Anonymous textbook published in Italy in 1478

The Treviso Arithmetic, or Arte dell'Abbaco, is an anonymous textbook in commercial arithmetic written in vernacular Venetian and published in Treviso, Italy, in 1478.

The author explains the motivation for writing this textbook:

I have often been asked by certain youths in whom I have much interest, and who look forward to mercantile pursuits, to put into writing the fundamental principles of arithmetic, commonly called abacus.

The Treviso Arithmetic is the earliest known printed mathematics book in the West, and one of the first printed European textbooks dealing with a science.

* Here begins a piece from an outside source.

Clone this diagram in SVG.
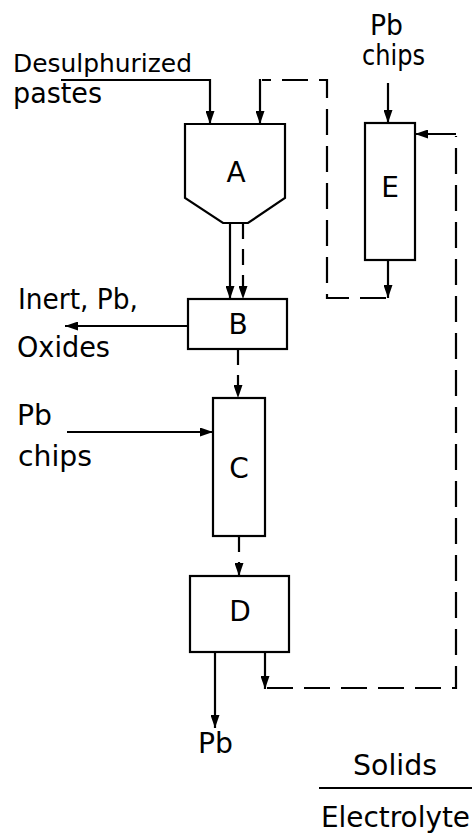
<svg xmlns="http://www.w3.org/2000/svg" width="472" height="835" viewBox="0 0 472 835">
<style>
.box{fill:none;stroke:#000;stroke-width:2.2}
.s{fill:none;stroke:#000;stroke-width:2.2}
.d{fill:none;stroke:#000;stroke-width:2.2;stroke-dasharray:26 11}
.ds{fill:none;stroke:#000;stroke-width:2.2;stroke-dasharray:16 10}
text{font-family:"DejaVu Sans","Liberation Sans",sans-serif;fill:#000}
.lbl{font-size:28px}
.nl{font-size:28px;text-anchor:middle}
</style>
<defs>
<marker id="ah" viewBox="0 0 13 9" refX="13" refY="4.5" markerWidth="13" markerHeight="9" markerUnits="userSpaceOnUse" orient="auto">
<path d="M0,0 L13,4.5 L0,9 Z" fill="#000"/>
</marker>
</defs>
<rect width="472" height="835" fill="#fff"/>
<g id="A"><path class="box" d="M185,124 H285 V198 L248,223 H223 L185,198 Z"/><text class="nl" x="236" y="182">A</text></g>
<g id="B"><rect class="box" x="188" y="299" width="99" height="50"/><text class="nl" x="238" y="334">B</text></g>
<g id="C"><rect class="box" x="213" y="398" width="52" height="138"/><text class="nl" x="239" y="478">C</text></g>
<g id="D"><rect class="box" x="190" y="576" width="99" height="76"/><text class="nl" x="240" y="621">D</text></g>
<g id="E"><rect class="box" x="365" y="123" width="50" height="137"/><text class="nl" x="390" y="197">E</text></g>
<g id="labels">
<text x="13" y="72" font-size="25" textLength="179" lengthAdjust="spacingAndGlyphs">Desulphurized</text>
<text x="13" y="103" class="lbl" textLength="89" lengthAdjust="spacingAndGlyphs">pastes</text>
<text x="370" y="35" class="lbl" textLength="33" lengthAdjust="spacingAndGlyphs">Pb</text>
<text x="362" y="65" class="lbl" textLength="63" lengthAdjust="spacingAndGlyphs">chips</text>
<text x="18" y="309" class="lbl" textLength="120" lengthAdjust="spacingAndGlyphs">Inert, Pb,</text>
<text x="17" y="357" class="lbl" textLength="93" lengthAdjust="spacingAndGlyphs">Oxides</text>
<text x="17" y="425" class="lbl" textLength="35" lengthAdjust="spacingAndGlyphs">Pb</text>
<text x="18" y="466" class="lbl" textLength="74" lengthAdjust="spacingAndGlyphs">chips</text>
<text x="198" y="753" class="lbl" textLength="35" lengthAdjust="spacingAndGlyphs">Pb</text>
<text x="353" y="775" class="lbl" textLength="84" lengthAdjust="spacingAndGlyphs">Solids</text>
<text x="321" y="827" class="lbl" textLength="149" lengthAdjust="spacingAndGlyphs">Electrolyte</text>
</g>
<g id="connectors">
<path class="s" d="M61,80 H210 V124" marker-end="url(#ah)"/>
<path class="s" d="M388,83 V123" marker-end="url(#ah)"/>
<path class="s" d="M388,260 V298" marker-end="url(#ah)"/>
<path class="d" d="M386,298 H327 V80 H262"/>
<path class="s" d="M260,79 V124" marker-end="url(#ah)"/>
<path class="d" d="M267,688 H456 V136"/>
<path class="s" d="M456,134 H415" marker-end="url(#ah)"/>
<path class="s" d="M265,652 V689" marker-end="url(#ah)"/>
<path class="s" d="M230,223 V299" marker-end="url(#ah)"/>
<path class="ds" d="M243,223 V299" marker-end="url(#ah)"/>
<path class="s" d="M188,326 H65" marker-end="url(#ah)"/>
<path class="ds" d="M238,349 V398" marker-end="url(#ah)"/>
<path class="s" d="M67,432 H213" marker-end="url(#ah)"/>
<path class="ds" d="M239,536 V576" marker-end="url(#ah)"/>
<path class="s" d="M215,652 V728" marker-end="url(#ah)"/>
</g>
<g id="legend"><path class="s" d="M319,788 H472"/></g>
</svg>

==The Arithmetic as an early printed book==

There appears to have been only one edition of the work. David Eugene Smith translated parts of the Treviso Arithmetic for educational purposes in 1907. Frank J. Swetz translated the complete work using Smith's notes in 1987 in his Capitalism & Arithmetic: The New Math of the 15th Century. Swetz used a copy of the Treviso housed in the Manuscript Library at Columbia University. The volume found its way to this collection via a curious route. Maffeo Pinelli (1785), an Italian bibliophile, is the first known owner. After his death his library was purchased by a London book-dealer and sold at auction on February 6, 1790. The book was obtained for three shillings by Mr. Wodhull. About 100 years later the Arithmetic appeared in the library of Brayton Ives, a New York lawyer. When Ives sold the collection of books at auction, George Arthur Plimpton, a New York publisher, acquired the Treviso and made it an acquisition to his extensive collection of early scientific texts. Plimpton donated his library to Columbia University in 1936. Original copies of the Treviso Arithmetic are extremely rare.

There are 123 pages of text with 32 lines of print to a page. The pages are unnumbered, untrimmed and have wide margins. Some of the margins contain written notes. The size of the book is 14.5 cm by 20.6 cm.

The book included information taken from the 1202 Liber Abaci, such as lattice multiplication. George G. Joseph in Crest of the Peacock suggests that John Napier read this book to create Napier's bones (or rods).

==Reasons for publication==
The Treviso Arithmetic is a practical book intended for self study and for use in Venetian trade. It is written in vernacular Venetian and communicated knowledge to a large population.

It helped to end the monopoly on mathematical knowledge and gave important information to the middle class. It was not written for a large audience, but was intended to teach mathematics of everyday currency.

The Treviso became one of the first mathematics books written for the expansion of human knowledge. It provided an opportunity for the common person, rather than only a privileged few, to learn the art of computation. The Treviso Arithmetic provided an early example of the Hindu–Arabic numeral system computational algorithms.